General union GMB has released statistics showing an overall decline in the number of manufacturing workers from 4.7 million in 1994-5 to 3.6 million today in an attempt to encourage the government to invest more in UK manufacturing.
Some regions like East Anglia lost just 81,000 jobs in the same period. But the west midlands' job losses in the manufacturing sector amounted to 184,400 from an original total of 629,000 while the east midlands saw its manufacturing jobs slashed by 118,900 from 485,000 to 366,100.
Lancashire was the county with the greatest decline in manufacturing workers, seeing a fall from 116,000 to 76,500. Overall the north of England was also badly hit, seeing a total drop of 173,100.
"Manufacturing jobs are vital to Britain’s economy. Public authorities must draw on public procurement to boost manufacturing jobs. The Government needs to bring contracts forward to retain the skills of manufacturing workers who are moving to other industries.

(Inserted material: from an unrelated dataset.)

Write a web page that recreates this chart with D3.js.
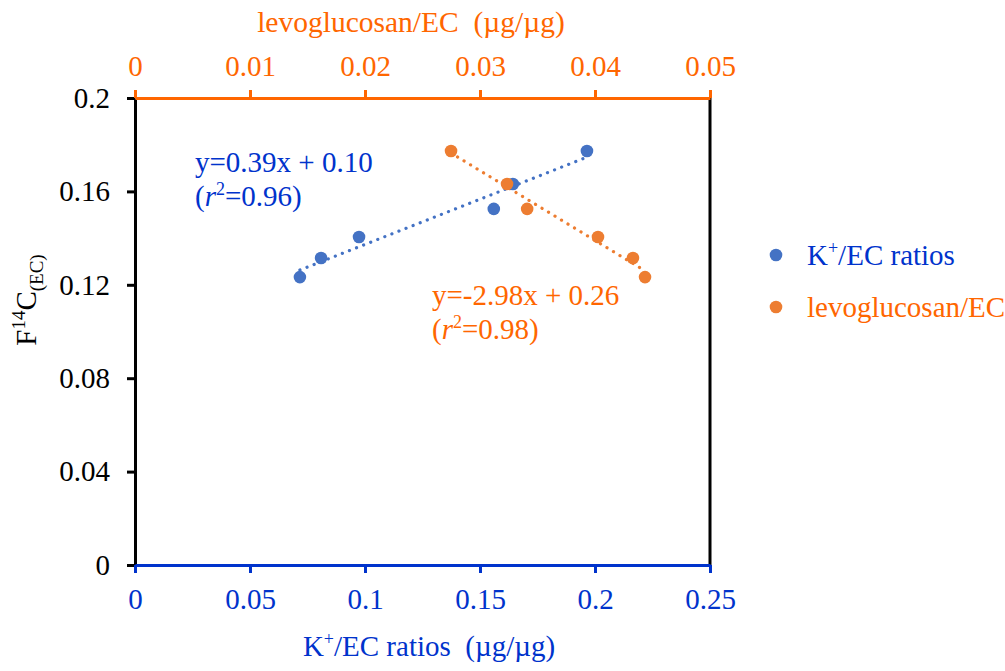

The Government must take positive action with responsible decisions.
"Greater emphasis is needed on sectors like the ship building industry if Britain is to have a future in manufacturing," Paul Kenny, the GMB general secretary, will say in a speech in Newcastle upon Tyne later today.
"The government needs to bring contracts forward to retain the skills of manufacturing workers who are moving to other industries [and] must take positive action with responsible decisions."
Britain's manufacturing sector is currently undergoing a period of recovery thanks to renewed orders from the eurozone and the US, but economic commentators warn that muted domestic demand means there is no guarantee the present recovery will continue in the future.